Clinton, South Carolina, Sunday, December 10, 2017, 8:48 a.m.
About 48 weeks ago, I had the kind of sleepless, brainstorming night that, yesterday morning, led me to set up a Patreon account for this blog. I decided to write a novel about stock car racing, and it wasn’t a passing fancy. Abruptly, I set aside another novel, mostly completed, and, by April, Lightning in a Bottle was for sale. Before the summer was over, I had written two.
Lightning in a Bottle began with a psychic lightning strike.
It had a practical side. The great majority of people who follow me on social media are NASCAR fans. For the most part, the people who read the first five novels – The Audacity of Dope (2011), The Intangibles (2013), Crazy of Natural Causes (2015), Forgive Us Our Trespasses (2016) and Cowboys Come Home (2016) – liked them. There just weren’t enough of them. I reasoned that, by writing a novel about racing, I could reach more fans through social media.

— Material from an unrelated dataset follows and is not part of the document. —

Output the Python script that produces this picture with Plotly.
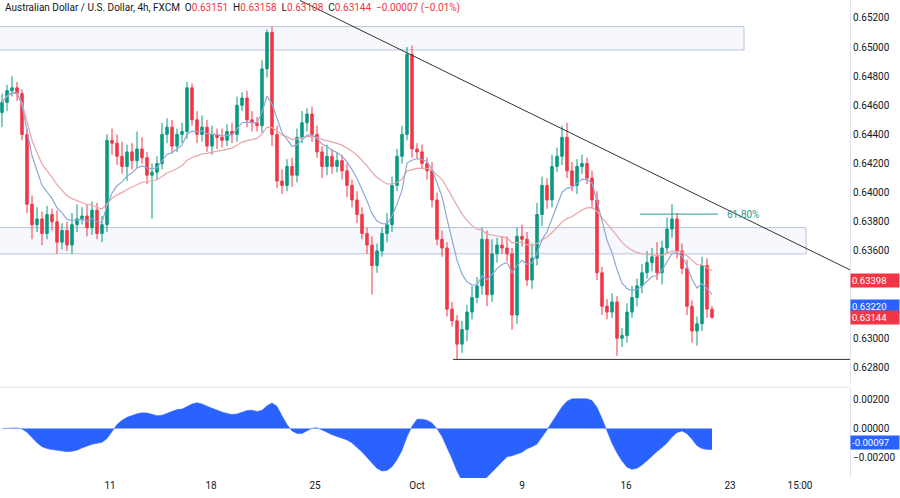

The practical side has historically been underestimated by me. Writing novels is hard. I can’t justify it, nor do it effectively, without being in love with the project. Until that sleepless night, almost exactly four years after my personal date of infamy – on January 4, 2013, I was informed that my last day at the Gaston (N.C.) Gazette, after 16-1/2 years, was January 4, 2013 – I hadn’t even considered writing another book about racing, let alone a novel.
Suddenly, I missed it. I ached at its decline. Lying in the bed, unable to sleep, I wondered why, and the mechanism was recalling the NASCAR of both my youth and the first years I wrote about it for a living.
During those twenty years (1993-2012) during which I traveled to between 75 and 100 percent of the year’s races, the drivers changed. No one reminded me at all of Harry Gant, Dale Earnhardt, Sterling Marlin, Ricky Rudd, Geoff Bodine, Rusty Wallace, Darrell Waltrip, Rick Mast, Mark Martin, Bill Elliott, and many others. In my mind, racing hadn’t changed any more than its racers, and part of it was just a consequence of success.
Recent years have seen an end of success, or, to be fair, growth. I arrived on the scene at the dawn of the boom. My departure was certainly due, in part, to the decline.
I never stopped writing about racing. I just stopped being there.
What if a modern Dale Earnhardt came along? My cynical view was that NASCAR would chew him up and spit him out. So was born Barrie Jarman. He wasn’t based on Earnhardt. I never even thought about Earnhardt when I was creating him. What I gave Barrie was a working-class, wrong-side-of-the tracks attitude, coupled with the spirit of modern kids I write about nowadays on gridirons, courts, and diamonds.